When we last met John Bradley—country squire, self-proclaimed environmentalist, and Knickerbocker Club member—he was locked in a dispute with fearsome opera critic and Ulster County neighbor Manuela Hoelterhoff over her threat to grill his “balls” after he evicted a friend of hers from her home.

That was two summers ago, and alas for Bradley, the court “recognized it was a matter of freedom of speech that I might turn a significant part of his anatomy into a meal!” recalled Hoelterhoff last week en route to the Salzburg Festival.

Since then, Bradley has managed to alienate a far larger swath of the Hudson Valley with a proposal to turn his 2,600 acres of the Shawangunk Ridge into a gated community with 349 McMansions. Somewhat perversely, Bradley claims the plan is the best way to preserve the land.

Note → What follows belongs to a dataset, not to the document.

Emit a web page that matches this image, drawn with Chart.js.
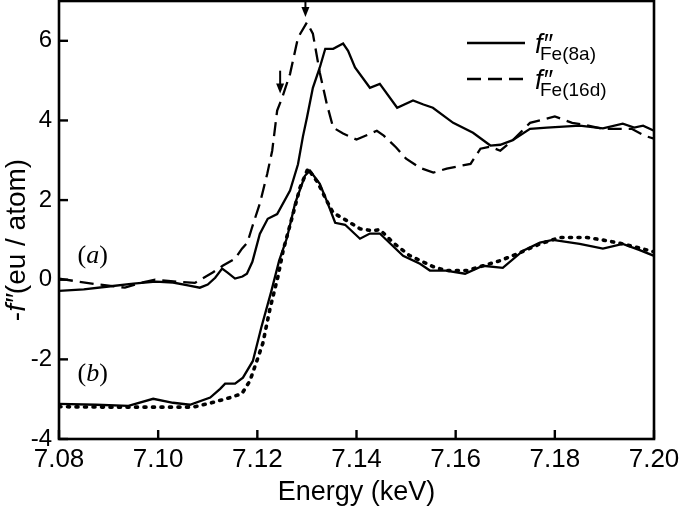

Naturally, his neighbors are skeptical. “It’s a shocking proposal,” says Gioia Shebar, who severed her friendship with Bradley last fall after news of the development leaked out. Now SAVE THE RIDGE signs are as common as mosquitoes, and locals, including Congressman Maurice Hinchey, hope to quash the plan during the environmental review.

That is, if Bradley doesn’t quash it himself. In May, one of his partners in the plan, Chaffin Light, a “conservation-based” developer, inadvertently e-mailed an internal memo to a local reporter in which Roger Beck, Chaffin’s point man, confessed to some personality problems with Bradley. Those problems, says Beck, have been resolved.

Perhaps he ought to tell that to Bradley. Rumors are circulating that he may now sell the land to a conservationist group instead, or even to architect David Rockwell or Robert De Niro, a friend. “They’ve both expressed serious interest,” he says. Neither Rockwell nor De Niro could be reached, but sources say the rumors are false.

Beck argues that even if Bradley wanted to sell, he’d need the other partners’ okay. But Bradley, of course, begs to differ. “I’m not just a partner,” he says. “I’m the major partner. If I say it goes, it goes.”